### REQUIRED WORK
Take the data below and extract the lines from the one with "Give me the" to the one with "Chart.register(...registerables);", inclusive, exactly as written.

### DATASET CONTENT
--- Begin ---

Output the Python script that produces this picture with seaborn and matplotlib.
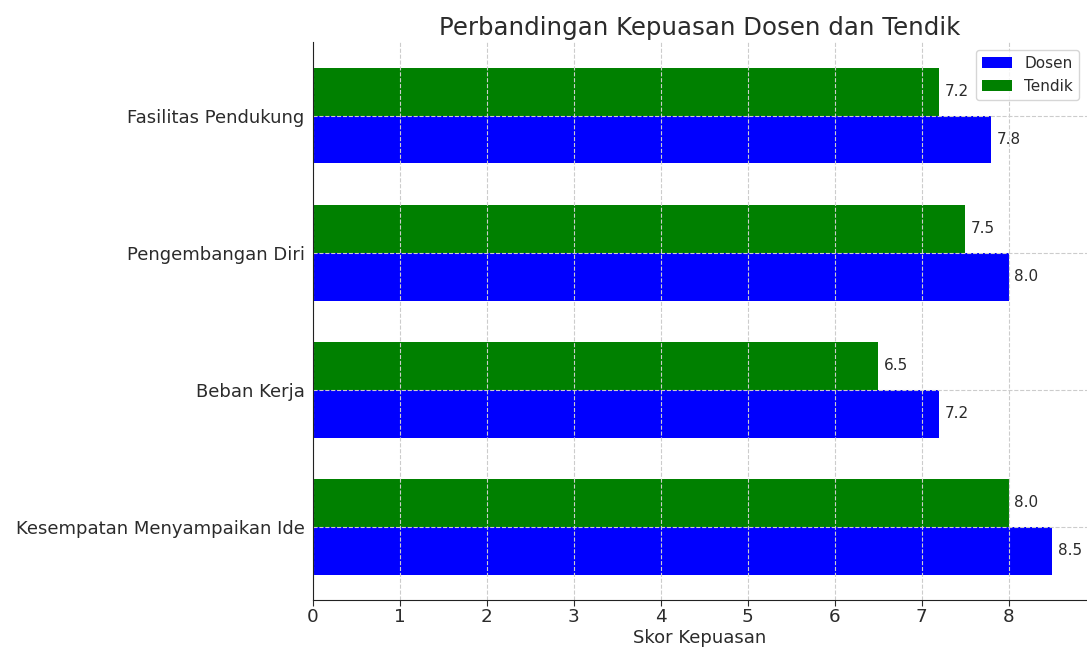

--- End ---
--- Begin ---

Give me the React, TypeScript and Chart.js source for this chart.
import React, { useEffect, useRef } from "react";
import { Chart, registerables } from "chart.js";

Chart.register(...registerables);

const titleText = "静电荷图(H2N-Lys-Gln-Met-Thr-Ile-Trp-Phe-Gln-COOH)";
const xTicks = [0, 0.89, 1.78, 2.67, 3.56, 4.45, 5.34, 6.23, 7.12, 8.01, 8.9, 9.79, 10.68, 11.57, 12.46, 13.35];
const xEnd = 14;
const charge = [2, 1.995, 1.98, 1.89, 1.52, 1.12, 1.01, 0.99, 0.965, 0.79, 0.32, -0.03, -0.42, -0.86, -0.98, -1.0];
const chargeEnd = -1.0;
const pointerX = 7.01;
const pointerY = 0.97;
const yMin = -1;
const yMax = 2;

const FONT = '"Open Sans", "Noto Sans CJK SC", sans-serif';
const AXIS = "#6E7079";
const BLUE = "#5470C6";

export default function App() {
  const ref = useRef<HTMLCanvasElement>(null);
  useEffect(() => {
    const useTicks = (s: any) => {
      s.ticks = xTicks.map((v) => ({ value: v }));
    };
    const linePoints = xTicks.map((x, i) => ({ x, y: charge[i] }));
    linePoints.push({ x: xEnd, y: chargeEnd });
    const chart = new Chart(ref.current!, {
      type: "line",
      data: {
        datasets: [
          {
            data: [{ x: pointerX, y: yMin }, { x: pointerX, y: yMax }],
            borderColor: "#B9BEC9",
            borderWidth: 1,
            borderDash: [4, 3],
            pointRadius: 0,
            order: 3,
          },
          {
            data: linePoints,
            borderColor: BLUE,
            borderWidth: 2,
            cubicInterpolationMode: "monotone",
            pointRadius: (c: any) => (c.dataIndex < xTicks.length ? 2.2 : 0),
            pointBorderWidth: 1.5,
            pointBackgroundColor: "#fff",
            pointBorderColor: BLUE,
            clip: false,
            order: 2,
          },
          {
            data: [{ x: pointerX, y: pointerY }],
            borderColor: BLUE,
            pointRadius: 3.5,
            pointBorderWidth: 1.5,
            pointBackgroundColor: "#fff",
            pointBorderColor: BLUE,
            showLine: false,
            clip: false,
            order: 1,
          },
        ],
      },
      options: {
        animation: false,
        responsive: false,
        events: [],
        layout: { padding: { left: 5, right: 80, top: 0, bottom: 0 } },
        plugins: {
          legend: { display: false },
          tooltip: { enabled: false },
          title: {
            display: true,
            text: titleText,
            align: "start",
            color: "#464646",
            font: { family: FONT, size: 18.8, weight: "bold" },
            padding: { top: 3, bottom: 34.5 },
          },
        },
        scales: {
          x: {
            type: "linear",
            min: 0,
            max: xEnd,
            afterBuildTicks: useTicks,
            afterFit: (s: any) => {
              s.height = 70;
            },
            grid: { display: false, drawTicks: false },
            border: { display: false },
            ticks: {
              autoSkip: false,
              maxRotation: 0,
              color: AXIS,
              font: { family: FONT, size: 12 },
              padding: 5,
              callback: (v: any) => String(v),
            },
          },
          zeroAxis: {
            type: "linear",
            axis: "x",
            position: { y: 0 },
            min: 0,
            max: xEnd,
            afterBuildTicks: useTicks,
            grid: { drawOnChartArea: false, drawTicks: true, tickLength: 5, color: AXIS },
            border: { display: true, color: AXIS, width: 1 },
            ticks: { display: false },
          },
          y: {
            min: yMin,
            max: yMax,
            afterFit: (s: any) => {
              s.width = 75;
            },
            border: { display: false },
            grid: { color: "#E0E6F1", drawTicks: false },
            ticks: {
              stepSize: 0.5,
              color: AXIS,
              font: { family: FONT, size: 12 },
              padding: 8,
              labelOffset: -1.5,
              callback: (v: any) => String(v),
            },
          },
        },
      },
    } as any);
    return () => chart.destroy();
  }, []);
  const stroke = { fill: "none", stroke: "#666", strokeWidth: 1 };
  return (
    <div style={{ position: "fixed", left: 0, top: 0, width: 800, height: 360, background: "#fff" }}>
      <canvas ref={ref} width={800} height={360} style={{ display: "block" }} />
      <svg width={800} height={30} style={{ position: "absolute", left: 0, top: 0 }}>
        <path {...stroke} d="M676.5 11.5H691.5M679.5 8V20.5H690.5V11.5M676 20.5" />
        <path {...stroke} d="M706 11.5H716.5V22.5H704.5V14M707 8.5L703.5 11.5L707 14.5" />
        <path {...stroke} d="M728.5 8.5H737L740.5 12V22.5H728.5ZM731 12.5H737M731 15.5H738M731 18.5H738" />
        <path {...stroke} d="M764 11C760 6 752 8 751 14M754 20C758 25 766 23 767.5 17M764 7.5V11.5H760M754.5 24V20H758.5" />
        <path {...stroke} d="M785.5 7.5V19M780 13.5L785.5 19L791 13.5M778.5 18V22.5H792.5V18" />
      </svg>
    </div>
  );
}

--- End ---
--- Begin ---

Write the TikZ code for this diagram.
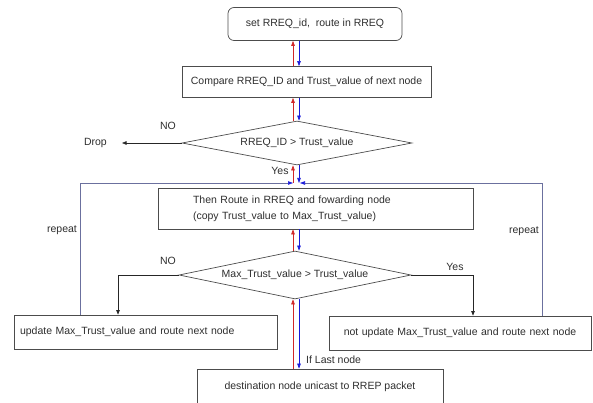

--- End ---

### SOLVED EXERCISE
Give me the React, TypeScript and Chart.js source for this chart.
import React, { useEffect, useRef } from "react";
import { Chart, registerables } from "chart.js";

Chart.register(...registerables);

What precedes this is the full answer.